A repetição das órbitas do ICESat-2 no solo antes e depois da drenagem do lago revelou a escala vertical da ruptura. A superfície do gelo caiu até 80 metros na cavidade da dolina, embora a perda da carga de água tenha tornado a plataforma de gelo flutuante mais leve e a pressão do oceano a tenha feito flexionar para cima, com os arredores imediatos do lago subindo cerca de 36 metros.
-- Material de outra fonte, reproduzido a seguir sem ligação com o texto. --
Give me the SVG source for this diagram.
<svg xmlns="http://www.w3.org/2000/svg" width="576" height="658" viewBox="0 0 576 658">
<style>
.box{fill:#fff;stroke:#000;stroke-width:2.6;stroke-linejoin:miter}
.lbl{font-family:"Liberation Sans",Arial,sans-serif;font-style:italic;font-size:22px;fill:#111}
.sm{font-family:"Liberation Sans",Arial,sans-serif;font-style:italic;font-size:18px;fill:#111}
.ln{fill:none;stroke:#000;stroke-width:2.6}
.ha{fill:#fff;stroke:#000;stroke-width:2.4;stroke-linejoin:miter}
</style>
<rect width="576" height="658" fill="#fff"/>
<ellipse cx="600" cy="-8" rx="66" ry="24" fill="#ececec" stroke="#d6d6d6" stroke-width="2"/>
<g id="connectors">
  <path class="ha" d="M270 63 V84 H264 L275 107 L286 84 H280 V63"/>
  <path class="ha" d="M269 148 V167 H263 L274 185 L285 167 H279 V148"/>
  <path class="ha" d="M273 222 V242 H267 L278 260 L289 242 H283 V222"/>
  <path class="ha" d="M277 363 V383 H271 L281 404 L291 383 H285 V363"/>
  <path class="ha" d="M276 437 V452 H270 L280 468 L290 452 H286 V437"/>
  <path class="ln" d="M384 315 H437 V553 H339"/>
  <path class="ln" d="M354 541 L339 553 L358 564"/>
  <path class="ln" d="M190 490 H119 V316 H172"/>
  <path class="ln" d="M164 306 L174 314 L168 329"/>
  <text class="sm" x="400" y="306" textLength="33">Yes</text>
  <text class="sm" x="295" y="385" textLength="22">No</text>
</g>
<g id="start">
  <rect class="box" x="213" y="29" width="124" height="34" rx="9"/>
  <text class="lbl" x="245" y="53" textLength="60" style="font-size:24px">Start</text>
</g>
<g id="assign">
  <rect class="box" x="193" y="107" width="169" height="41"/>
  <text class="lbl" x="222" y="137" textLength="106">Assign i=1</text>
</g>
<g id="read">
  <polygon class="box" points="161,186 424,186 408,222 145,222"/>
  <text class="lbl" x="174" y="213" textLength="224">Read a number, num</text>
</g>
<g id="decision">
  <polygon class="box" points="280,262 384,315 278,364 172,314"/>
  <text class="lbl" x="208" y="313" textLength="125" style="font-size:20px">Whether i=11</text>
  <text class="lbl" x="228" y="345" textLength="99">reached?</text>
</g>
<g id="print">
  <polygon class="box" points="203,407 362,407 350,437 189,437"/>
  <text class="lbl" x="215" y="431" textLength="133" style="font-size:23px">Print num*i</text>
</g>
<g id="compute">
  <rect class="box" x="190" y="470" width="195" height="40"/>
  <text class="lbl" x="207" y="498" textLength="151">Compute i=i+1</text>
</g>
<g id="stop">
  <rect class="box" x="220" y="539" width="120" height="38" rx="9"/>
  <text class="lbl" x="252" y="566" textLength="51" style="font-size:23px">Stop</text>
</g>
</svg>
De acordo com a glacióloga Helen Amanda Fricker, coautora da pesquisa e que já estuda há muitos anos os lagos subglaciais, “é empolgante ver o ICESat-2 nos mostrar detalhes dos processos que estão ocorrendo na camada de gelo em uma escala espacial tão fina”.

“Como o derretimento da superfície das plataformas de gelo pode causar seu colapso, o que leva ao aumento do nível do mar quando o gelo triturado não é mais retido, é importante entender os processos que enfraquecem as plataformas de gelo”, diz Fricker.

Derretimento dos lagos na Antártica tende a continuar

Nas últimas décadas, com o aumento da temperatura do ar, algumas plataformas de gelo experimentaram um maior derretimento da superfície, e as projeções dos modelos mais recentes para o aquecimento futuro mostram que essa tendência continua e cria mais lagos derretidos. 

Isso aumenta o risco de hidrofratura generalizada, o que poderia levar ao colapso das plataformas de gelo, permitindo uma descarga mais rápida de gelo das áreas aterradas e aumentos no nível do mar. Agora, o possível aumento do fluxo em lagos profundos e cobertos de gelo e a hidrofratura de espessas plataformas de gelo também devem ser considerados nas projeções para o aquecimento futuro, de acordo com os pesquisadores.

A equipe também usou mapas de elevação de superfície gerados pelo Polar Geospatial Center (PGC), da Universidade de Minnesota, para mostrar que a interrupção modificou a paisagem regional em 60 quilômetros quadrados.

Para calcular a quantidade de água perdida para o oceano foi utilizado o volume da cavidade e a extensão da elevação. Embora a plataforma de gelo de Amery tenha muitos lagos e riachos derretidos no verão austral, a quantidade de água perdida quando o lago foi drenado foi, muitas vezes, a entrada anual de água derretida nele.

A elevação do lago criou um novo lago a partir de um braço raso do original. Durante a estação de derretimento seguinte, ele encheu em poucos dias a mais de um milhão de metros cúbicos por dia e transbordou para a cavidade de dolina. 

Quando o ICESat-2 cruzou a dolina novamente, alguns dias depois, a equipe conseguiu medir um canal de água derretida com 20 metros de largura, recém-cortado na depressão, detectando a superfície da água a três metros de profundidade e fótons espalhados do leito do riacho mais três metros abaixo.

Segundo os autores, é muito cedo para concluir que a drenagem desse lago de degelo tenha relação com tendências mais amplas, como o aquecimento do clima ao redor da Antártica. Com essa nova capacidade de observação, e à medida que mais dados ICESat-2 e PGC são coletados, Fricker acredita que será capaz de entender melhor como esses lagos profundos são comuns e como eles evoluem ao longo do tempo.

“Este evento abrupto foi aparentemente resultado de décadas de acúmulo e armazenamento de água derretida sob a tampa de gelo isolante”, disse o coautor Jonathan Kingslake, professor do Observatório da Terra Lamont Doherty, da Universidade de Columbia, que ajudou na medição da superfície água derretida.

O futuro da dolina recém-formada é incerto: pode acumular água derretida novamente ou drenar para o oceano com mais frequência. Os cientistas permanecerão observando.